On lists that munge Reply-To, hitting reply-to-all STILL mails the list
(it just doesn't mail anyone else).  If I were you, I would get in the
habit of hitting reply-to-all when replying to a list, regardless of the
list's policy on header munging.  Then, if the list munges the header, it
will go to just the list, but if the list preserves headers, you will not
inadvertantly drop the list from the reply.  The one biggest reason why
bug-coreutils does not munge headers is so that non-subscribers can post
and still see an answer delivered to their own inbox when the person
answering their question did a reply-to-all.

> 
> Hmm. Speaking of echo and its requirements, is there any way to have it
> print '-n', '-e' or '-E' in an instance where they are not preceded on
> the line by anything which is not a recognized option?
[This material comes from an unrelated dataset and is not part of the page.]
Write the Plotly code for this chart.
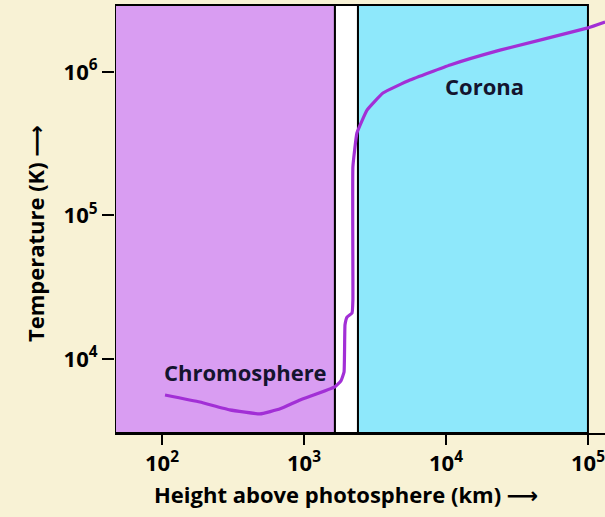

Not portably.  The autoconf documentation points out that not all echos
recognize -n, and not all shells recognize the easier-to-use printf
command either.  Ultimately, you have to do a runtime test to determine
which style of echo is supported, or whether printf is supported, before
the rest of a portable script can print arbitrary strings.  Hence scripts
like autoconf and libtool go to great pains to define $ECHO to something
that does the right thing, regardless of the quirks of the shell it is
running in.

But yes, Paul did show you that coreutils echo can be coerced to print any
string by doing '/bin/echo -n "$s$nl"', where $s is the string and $nl is
a newline.  And on systems with printf, 'printf %s\\n "$s"' does the same.

- --
Life is short - so eat dessert first!